How to recapitalize the banks October 5, 2011 at 5:20 am
European Union finance ministers are examining ways of co-ordinating recapitalisations of financial institutions after they agreed that additional measures were urgently needed to shore up the region’s banks.
Although the details of the plan are still under discussion, officials said EU ministers meeting in Luxembourg had concluded that they had not done enough to convince financial markets that Europe’s banks could withstand the current debt crisis.
What he should have done, and what the European finance ministers should do, is buy equity. They should buy it at market – unlike the UK recapitalisation of RBS – and they should vote the stock. It is time to get some control in exchange for the cash European taxpayers will be stumping up.
Update. Carter has some good points, and some I disagree with, in the comments. To begin, where he is right:
I wholeheartedly disagree. First, let’s assume right off that you don’t mean buying equity IN the market, as this would just be a bailout of existing shareholders.
Yes, indeed. I did not mean that.
Buying “equity at market” absolutely ignores the dilution of the existing shareholders. Buying equity “at the market” price even if they are newly issued shares is a subsidy to the existing shareholders. It is paying an above-market price.

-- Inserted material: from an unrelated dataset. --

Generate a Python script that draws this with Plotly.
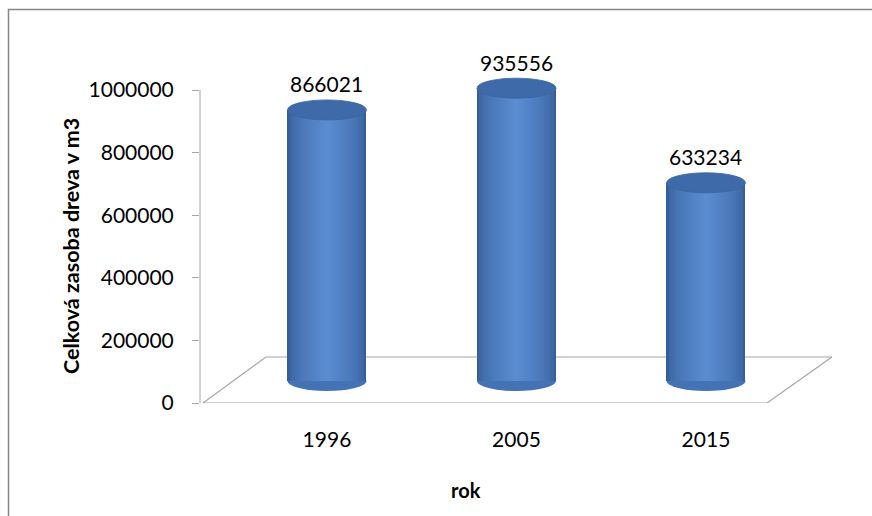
import plotly.graph_objects as go

# ---- data ----
years = ["1996", "2005", "2015"]
values = [866021, 935556, 633234]
label_texts = ["866021", "935556", "633234"]
y_tickvals = [0, 200000, 400000, 600000, 800000, 1000000]
y_ticktext = ["0", "200000", "400000", "600000", "800000", "1000000"]

# ---- layout geometry (pixels) ----
W, H = 872, 516
L, R, T, B = 200, 40, 30, 113
PW, PH = W - L - R, H - T - B
PX_PER_UNIT = 313 / 1000000
X_RANGE = [-0.670, 2.665]
Y_RANGE = [0, PH / PX_PER_UNIT]
DEPTH = 70300  # vertical shift of the bars (3D depth offset), in value units
Y2_RANGE = [Y_RANGE[0] - DEPTH, Y_RANGE[1] - DEPTH]
FONT = "Lato, 'Open Sans', sans-serif"

def px_x(p):
    return (p - L) / PW

def px_y(p):
    return (H - B - p) / PH

xs = list(range(len(years)))

# cylinder body made from overlaid bars for a smooth shading effect
EDGE_RGB = (0x36, 0x5f, 0x9a)
MID_RGB = (0x5a, 0x8c, 0xd1)
BAR_W = 0.417
N_LAYERS = 16
body_layers = []
for i in range(N_LAYERS):
    f = i / (N_LAYERS - 1)
    w = BAR_W * (1 - 0.94 * f)
    t = f ** 0.6
    rgb = tuple(round(e + (m - e) * t) for e, m in zip(EDGE_RGB, MID_RGB))
    body_layers.append((w, "#%02x%02x%02x" % rgb))

fig = go.Figure()
for w, c in body_layers:
    fig.add_trace(go.Bar(
        x=xs, y=values, width=[w] * len(xs), yaxis="y2",
        marker=dict(color=c, line=dict(width=0)),
        showlegend=False, hoverinfo="skip",
    ))

shapes = []
# floor of the 3D plot
shapes.append(dict(
    type="path", xref="x", yref="y", layer="below",
    path="M -0.654 0 L 2.322 0 L 2.665 147000 L -0.322 147000 Z",
    line=dict(color="#a6a6a6", width=1.2), fillcolor="white",
))
# value axis line (from 0 to the top tick)
shapes.append(dict(
    type="line", xref="paper", yref="y", layer="below",
    x0=0, x1=0, y0=y_tickvals[0], y1=y_tickvals[-1],
    line=dict(color="#a6a6a6", width=1),
))
HALF_W = BAR_W / 2
HALF_H = 32000
# bottom caps
for x, v in zip(xs, values):
    shapes.append(dict(
        type="circle", xref="x", yref="y2", layer="below",
        x0=x - HALF_W, x1=x + HALF_W, y0=-HALF_H, y1=HALF_H,
        fillcolor="#4373b4", line=dict(width=0),
    ))
# top caps
for x, v in zip(xs, values):
    shapes.append(dict(
        type="circle", xref="x", yref="y2", layer="above",
        x0=x - HALF_W, x1=x + HALF_W, y0=v - HALF_H, y1=v + HALF_H,
        fillcolor="#3e6aa9", line=dict(color="#3a64a0", width=0.8),
    ))
# outer chart frame (left and top edges)
shapes.append(dict(
    type="path", xref="paper", yref="paper", layer="above",
    path=f"M {px_x(8.5)} {px_y(520)} L {px_x(8.5)} {px_y(9.5)} L {px_x(880)} {px_y(9.5)}",
    line=dict(color="#868686", width=1.5),
))

annotations = []
for x, v, t in zip(xs, values, label_texts):
    annotations.append(dict(
        x=x, y=v, xref="x", yref="y2", text=t, showarrow=False,
        yshift=26, yanchor="middle", font=dict(family=FONT, size=21, color="black"),
    ))
annotations.append(dict(
    x=px_x(71), y=px_y(246), xref="paper", yref="paper",
    text="<b>Celková zasoba dreva v m3</b>", textangle=-90, showarrow=False,
    xanchor="center", yanchor="middle", font=dict(family=FONT, size=21.5, color="black"),
))
annotations.append(dict(
    x=px_x(466), y=px_y(490), xref="paper", yref="paper",
    text="<b>rok</b>", showarrow=False,
    xanchor="center", yanchor="middle", font=dict(family=FONT, size=20, color="black"),
))

fig.update_layout(
    width=W, height=H,
    margin=dict(l=L, r=R, t=T, b=B, pad=0),
    paper_bgcolor="white", plot_bgcolor="white",
    barmode="overlay", bargap=0,
    showlegend=False,
    font=dict(family=FONT, size=21, color="black"),
    xaxis=dict(
        range=X_RANGE, tickmode="array", tickvals=xs, ticktext=years,
        showline=False, showgrid=False, zeroline=False, ticks="",
        ticklabelstandoff=22, tickfont=dict(family=FONT, size=21, color="black"),
    ),
    yaxis=dict(
        range=Y_RANGE, tickmode="array", tickvals=y_tickvals, ticktext=y_ticktext,
        showline=False,
        ticks="outside", ticklen=7, tickcolor="#a6a6a6", tickwidth=1,
        showgrid=False, zeroline=False, ticklabelstandoff=14,
        tickfont=dict(family=FONT, size=21, color="black"),
    ),
    yaxis2=dict(
        range=Y2_RANGE, overlaying="y", visible=False,
    ),
    shapes=shapes,
    annotations=annotations,
)

fig.write_html("out.html")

Yes again. What I was really thinking was ‘not above the market price’, as in the UK’s case. But you are right, the fair price given dilution is well below the current market price for normal market size.
You criticize the US TARP, but essentially the USG backstopped a public issuance by the banks. Banks that could effectively raise funds at a lower cost than the USG proposed did so, and the market provided the funds. Those that could not were going to be funded by the USG, the equity would have been massively diluted, and the USG would have obtained the requisite voting rights.
Um, but the US Government promised not to vote their equity where they had some, and often they took prefs or warrants where they could have taken equity. It seemed to me – and I would be eager to hear counterexamples – that they bent over backwards to be in a position where they did not have to vote stock.
But the government should not arbitrarily take control of an institution that the market is willing to fund and believes is viable.
Hmmm, I disagree. It should not do it often, that is for sure. But in the European case, where the implicit subsidy of ‘we will step in if we have to’ is worth a great deal (Haldane estimated $50B for the UK banking system, so at least $100B for the EU), taxpayers deserve something for that backstop. I would prefer a system where banks explicitly paid for this insurance all the time – similar to the FDIC model – but they should pay a market rate.